- [Problem to solve] Your task is to quote the listing below exactly, beginning with its first line and ending on the line bearing "ref_w = [70.0, 64.3, 57.9, 52.6, 49.5, 46.9]".

** Start Records provided **

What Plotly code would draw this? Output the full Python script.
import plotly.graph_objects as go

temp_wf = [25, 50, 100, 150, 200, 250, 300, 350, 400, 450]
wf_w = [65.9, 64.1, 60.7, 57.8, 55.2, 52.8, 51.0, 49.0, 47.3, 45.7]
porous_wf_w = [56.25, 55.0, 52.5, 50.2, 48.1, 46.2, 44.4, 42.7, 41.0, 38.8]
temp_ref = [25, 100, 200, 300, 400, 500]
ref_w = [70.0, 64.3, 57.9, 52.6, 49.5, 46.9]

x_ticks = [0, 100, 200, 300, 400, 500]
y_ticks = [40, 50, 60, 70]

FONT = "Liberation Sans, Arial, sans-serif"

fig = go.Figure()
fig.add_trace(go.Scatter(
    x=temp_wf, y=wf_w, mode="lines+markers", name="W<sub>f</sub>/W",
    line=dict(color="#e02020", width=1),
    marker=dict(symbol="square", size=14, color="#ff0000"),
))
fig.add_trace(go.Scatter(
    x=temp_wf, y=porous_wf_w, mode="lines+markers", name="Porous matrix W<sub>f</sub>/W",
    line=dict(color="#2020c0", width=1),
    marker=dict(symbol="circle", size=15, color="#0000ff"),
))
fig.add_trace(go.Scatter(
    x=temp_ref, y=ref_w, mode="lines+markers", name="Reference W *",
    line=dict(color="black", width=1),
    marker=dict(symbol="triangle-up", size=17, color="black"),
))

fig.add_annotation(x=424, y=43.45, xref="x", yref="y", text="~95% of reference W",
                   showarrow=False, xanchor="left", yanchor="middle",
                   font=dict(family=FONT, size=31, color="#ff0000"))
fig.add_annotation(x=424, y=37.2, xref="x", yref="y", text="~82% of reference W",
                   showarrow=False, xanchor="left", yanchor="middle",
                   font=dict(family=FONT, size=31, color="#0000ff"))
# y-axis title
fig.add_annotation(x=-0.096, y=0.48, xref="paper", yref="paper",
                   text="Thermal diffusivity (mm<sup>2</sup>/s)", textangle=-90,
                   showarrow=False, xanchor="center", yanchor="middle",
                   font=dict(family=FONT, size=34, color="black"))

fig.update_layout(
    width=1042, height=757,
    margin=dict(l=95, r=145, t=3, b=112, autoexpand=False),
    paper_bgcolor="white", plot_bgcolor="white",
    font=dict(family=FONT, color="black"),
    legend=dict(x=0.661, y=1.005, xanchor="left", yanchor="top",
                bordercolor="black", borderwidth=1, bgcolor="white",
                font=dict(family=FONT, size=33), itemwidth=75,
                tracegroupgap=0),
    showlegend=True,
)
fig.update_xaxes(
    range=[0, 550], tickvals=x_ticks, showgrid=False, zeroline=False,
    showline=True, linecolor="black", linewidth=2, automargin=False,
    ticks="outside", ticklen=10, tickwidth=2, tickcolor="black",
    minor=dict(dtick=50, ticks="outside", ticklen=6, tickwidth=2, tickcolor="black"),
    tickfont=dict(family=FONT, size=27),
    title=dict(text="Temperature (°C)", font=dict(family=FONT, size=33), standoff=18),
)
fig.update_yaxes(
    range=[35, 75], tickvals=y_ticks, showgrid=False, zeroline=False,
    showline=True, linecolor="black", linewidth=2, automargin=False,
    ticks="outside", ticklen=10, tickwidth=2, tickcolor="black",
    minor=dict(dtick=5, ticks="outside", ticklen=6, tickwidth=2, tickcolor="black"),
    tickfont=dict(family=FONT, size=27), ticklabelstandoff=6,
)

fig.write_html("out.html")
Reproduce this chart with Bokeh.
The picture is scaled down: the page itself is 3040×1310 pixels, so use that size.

** End Records provided **

- [Solution to this problem]
What Plotly code would draw this? Output the full Python script.
import plotly.graph_objects as go

temp_wf = [25, 50, 100, 150, 200, 250, 300, 350, 400, 450]
wf_w = [65.9, 64.1, 60.7, 57.8, 55.2, 52.8, 51.0, 49.0, 47.3, 45.7]
porous_wf_w = [56.25, 55.0, 52.5, 50.2, 48.1, 46.2, 44.4, 42.7, 41.0, 38.8]
temp_ref = [25, 100, 200, 300, 400, 500]
ref_w = [70.0, 64.3, 57.9, 52.6, 49.5, 46.9]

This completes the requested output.